Дуглас окончательно превратился в неблагодарного и неверного Иуду, бросившего того, кому поклонялся, пока не разразилась катастрофа.
Что же до маркиза Куинсберри, то 31 января 1900 года он скончался в возрасте пятидесяти пяти лет, оставив после себя состояние, оценивавшееся в триста семь тысяч фунтов стерлингов, которые были заработаны на организации боксерских поединков, так как от своего отца, восьмого маркиза, он унаследовал только одну тысячу шестьсот пятьдесят семь фунтов. Бози получил в свое распоряжение большую часть этого состояния, если верить тому, что он сам писал в «Воспоминаниях»: «Перед смертью отец послал за мной; между нами состоялось полное примирение, и он оставил мне абсолютно все, что было возможно мне завещать из своего довольно значительного состояния»[618]

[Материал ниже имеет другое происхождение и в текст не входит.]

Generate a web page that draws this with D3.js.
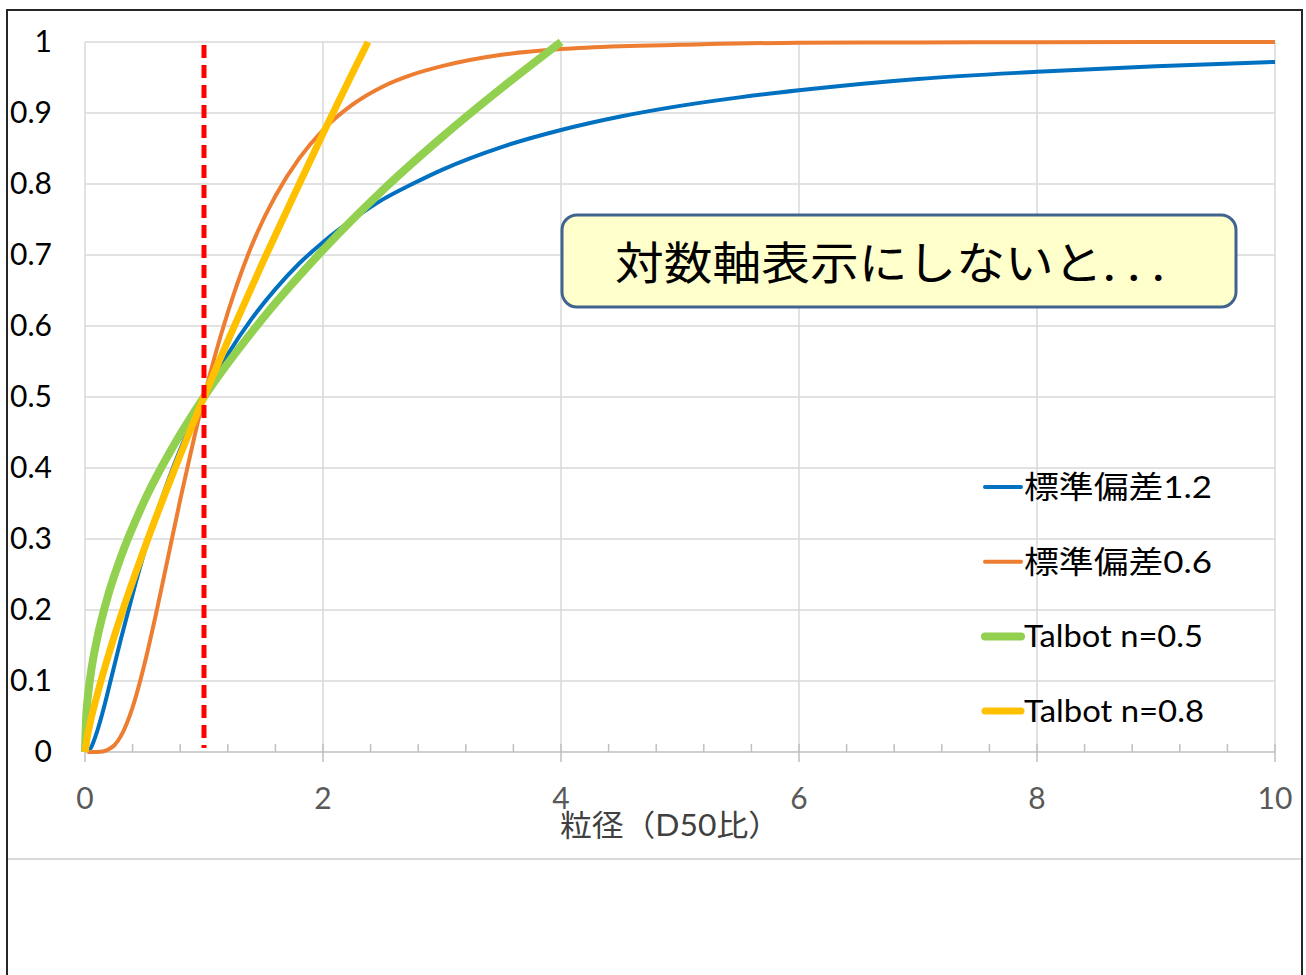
<!DOCTYPE html>
<html>
<head>
<meta charset="utf-8">
<script src="https://cdn.jsdelivr.net/npm/d3@7"></script>
<style>
  html, body { margin: 0; padding: 0; background: #fff; }
  svg { display: block; }
  text { font-family: "Lato", "Noto Sans CJK JP", sans-serif; }
</style>
</head>
<body>
<svg id="chart" width="1306" height="975"></svg>
<script>
// Cumulative particle size distributions (x = size relative to D50)
const xTicks = [0, 2, 4, 6, 8, 10];
const yTicks = [0, 0.1, 0.2, 0.3, 0.4, 0.5, 0.6, 0.7, 0.8, 0.9, 1];
const yTickLabels = ["0", "0.1", "0.2", "0.3", "0.4", "0.5", "0.6", "0.7", "0.8", "0.9", "1"];

const seriesNames = ["標準偏差1.2", "標準偏差0.6", "Talbot n=0.5", "Talbot n=0.8"];

// log-normal, sigma 1.2
const blueX = [0.02, 0.05, 0.1, 0.15, 0.2, 0.3, 0.4, 0.5, 0.6, 0.7, 0.8, 0.9, 1.0, 1.2, 1.4, 1.6, 1.8, 2.0, 2.25, 2.5, 2.75, 3.0, 3.5, 4.0, 4.5, 5.0, 5.5, 6.0, 7.0, 8.0, 9.0, 10.0];
const blueY = [0.0005, 0.006, 0.028, 0.057, 0.090, 0.158, 0.222, 0.282, 0.335, 0.383, 0.426, 0.465, 0.500, 0.560, 0.610, 0.652, 0.688, 0.718, 0.750, 0.778, 0.800, 0.820, 0.852, 0.876, 0.895, 0.910, 0.922, 0.932, 0.948, 0.958, 0.966, 0.972];

// log-normal, sigma 0.6
const orangeX = [0.02, 0.1, 0.15, 0.2, 0.25, 0.3, 0.4, 0.5, 0.6, 0.7, 0.8, 0.9, 1.0, 1.2, 1.4, 1.6, 1.8, 2.0, 2.25, 2.5, 2.75, 3.0, 3.5, 4.0, 4.5, 5.0, 6.0, 7.0, 8.0, 10.0];
const orangeY = [0.0, 0.0001, 0.0008, 0.004, 0.010, 0.022, 0.063, 0.124, 0.197, 0.276, 0.355, 0.430, 0.500, 0.619, 0.713, 0.783, 0.836, 0.876, 0.912, 0.937, 0.954, 0.966, 0.982, 0.990, 0.994, 0.996, 0.999, 0.9994, 0.9997, 1.0];

// Talbot distribution, n = 0.5
const greenX = [0.0, 0.01, 0.02, 0.05, 0.1, 0.2, 0.3, 0.5, 0.75, 1.0, 1.5, 2.0, 2.5, 3.0, 3.5, 4.0];
const greenY = [0.0, 0.050, 0.071, 0.112, 0.158, 0.224, 0.274, 0.354, 0.433, 0.500, 0.612, 0.707, 0.791, 0.866, 0.935, 1.0];

// Talbot distribution, n = 0.8
const yellowX = [0.0, 0.02, 0.05, 0.1, 0.2, 0.3, 0.5, 0.75, 1.0, 1.25, 1.5, 1.75, 2.0, 2.25, 2.378];
const yellowY = [0.0, 0.022, 0.046, 0.079, 0.138, 0.191, 0.287, 0.397, 0.500, 0.598, 0.692, 0.782, 0.871, 0.957, 1.0];

const refX = 1; // D50 marker
const noteText = "対数軸表示にしないと. . .";
const xTitle = "粒径（D50比）";

const colors = ["#0070C0", "#ED7D31", "#92D050", "#FFC000"];
const widths = [4, 4, 8, 7];
const legendTextWidths = [188, 188, 179, 180];

const svg = d3.select("#chart");

// outer frame
svg.append("rect").attr("x", 7).attr("y", 10).attr("width", 1295).attr("height", 980)
  .attr("fill", "#fff").attr("stroke", "#262626").attr("stroke-width", 2);
svg.append("line").attr("x1", 8).attr("x2", 1301).attr("y1", 859).attr("y2", 859)
  .attr("stroke", "#D9D9D9").attr("stroke-width", 2);

const x = d3.scaleLinear().domain([0, 10]).range([85, 1275]);
const y = d3.scaleLinear().domain([0, 1]).range([752, 42]);

// horizontal gridlines
svg.append("g").selectAll("line").data(yTicks.slice(1)).join("line")
  .attr("x1", x(0)).attr("x2", x(10))
  .attr("y1", d => y(d)).attr("y2", d => y(d))
  .attr("stroke", "#D9D9D9").attr("stroke-width", 1.5);

// vertical gridlines
svg.append("g").selectAll("line").data(xTicks).join("line")
  .attr("x1", d => x(d)).attr("x2", d => x(d))
  .attr("y1", y(1)).attr("y2", y(0))
  .attr("stroke", "#D9D9D9").attr("stroke-width", 1.5);

// x axis with inside minor ticks and crossing major ticks
const minorTicks = d3.range(0, 10.001, 0.4).filter(v => Math.abs(v / 2 - Math.round(v / 2)) > 1e-6);
svg.append("line").attr("x1", x(0)).attr("x2", x(10)).attr("y1", y(0)).attr("y2", y(0))
  .attr("stroke", "#BFBFBF").attr("stroke-width", 1.5);
svg.append("g").selectAll("line").data(minorTicks).join("line")
  .attr("x1", d => x(d)).attr("x2", d => x(d))
  .attr("y1", y(0) - 8).attr("y2", y(0))
  .attr("stroke", "#BFBFBF").attr("stroke-width", 1.5);
svg.append("g").selectAll("line").data(xTicks).join("line")
  .attr("x1", d => x(d)).attr("x2", d => x(d))
  .attr("y1", y(0) - 8).attr("y2", y(0) + 10)
  .attr("stroke", "#BFBFBF").attr("stroke-width", 1.5);

// tick labels
svg.append("g").selectAll("text").data(xTicks).join("text")
  .attr("x", d => x(d)).attr("y", 809)
  .attr("text-anchor", "middle").attr("font-size", 30).attr("fill", "#595959")
  .text(d => d);
svg.append("g").selectAll("text").data(yTicks).join("text")
  .attr("x", 52).attr("y", d => y(d) + 10)
  .attr("text-anchor", "end").attr("font-size", 30).attr("fill", "#000")
  .text((d, i) => yTickLabels[i]);

// axis title
svg.append("text").attr("x", 560).attr("y", 836)
  .attr("font-size", 30).attr("fill", "#404040")
  .attr("textLength", 220).attr("lengthAdjust", "spacingAndGlyphs")
  .text(xTitle);

// curves
const seriesData = [
  d3.zip(blueX, blueY),
  d3.zip(orangeX, orangeY),
  d3.zip(greenX, greenY),
  d3.zip(yellowX, yellowY)
];
const line = d3.line().x(d => x(d[0])).y(d => y(d[1])).curve(d3.curveMonotoneX);
svg.append("g").selectAll("path").data(seriesData).join("path")
  .attr("d", line)
  .attr("fill", "none")
  .attr("stroke", (d, i) => colors[i])
  .attr("stroke-width", (d, i) => widths[i])
  .attr("stroke-linejoin", "round");

// D50 marker
svg.append("line").attr("x1", x(refX)).attr("x2", x(refX))
  .attr("y1", 45).attr("y2", 748)
  .attr("stroke", "#FF0000").attr("stroke-width", 5).attr("stroke-dasharray", "13,7");

// note box
svg.append("rect").attr("x", 562).attr("y", 215).attr("width", 674).attr("height", 92)
  .attr("rx", 15).attr("fill", "#FFFFCC").attr("stroke", "#41648F").attr("stroke-width", 3);
svg.append("text").attr("x", 615).attr("y", 280)
  .attr("font-size", 45).attr("fill", "#000")
  .attr("textLength", 550).attr("lengthAdjust", "spacingAndGlyphs")
  .style("font-family", "'Noto Sans CJK JP', sans-serif")
  .text(noteText);

// legend
const legend = svg.append("g").selectAll("g").data(seriesNames).join("g")
  .attr("transform", (d, i) => `translate(0, ${487 + i * 74.7})`);
legend.append("line").attr("x1", 985).attr("x2", 1021).attr("y1", 0).attr("y2", 0)
  .attr("stroke", (d, i) => colors[i])
  .attr("stroke-width", (d, i) => widths[i])
  .attr("stroke-linecap", "round");
legend.append("text").attr("x", 1024).attr("y", 11)
  .attr("font-size", 31).attr("fill", "#000")
  .attr("textLength", (d, i) => legendTextWidths[i]).attr("lengthAdjust", "spacingAndGlyphs")
  .text(d => d);
</script>
</body>
</html>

. Тем не менее, несмотря на свои неоднократные заверения, он ограничился в отношении Уайльда лишь несколькими приглашениями на ужин и кое-какими незначительными субсидиями, хотя, конечно, должен был сдержать слово чести и возместить Уайльду ту тысячу фунтов, которую его семья обязалась уплатить, чтобы покрыть судебные издержки. Кстати, вспышка гнева, случившаяся у него за последним совместным ужином, произошла именно после напоминания об этом долге чести, который, по его словам, настоящий джентльмен никогда не возвращает.Возбуждение от поездки в Рим спало, Уайльд вновь принялся скитаться по Парижу, ужины у «Мэра» сменялись бесконечным ожиданием на террасах кафе. Он продал Фрэнку Харрису план пьесы «Мистер и миссис Давентри», утаив от него, что права на нее уже приобрели сначала американские актрисы Браун-Поттер и Ада Реган, затем Гораций Седжер и Луис Нетерсол, а потом еще два театральных директора и, наконец, Леонард Смизерс.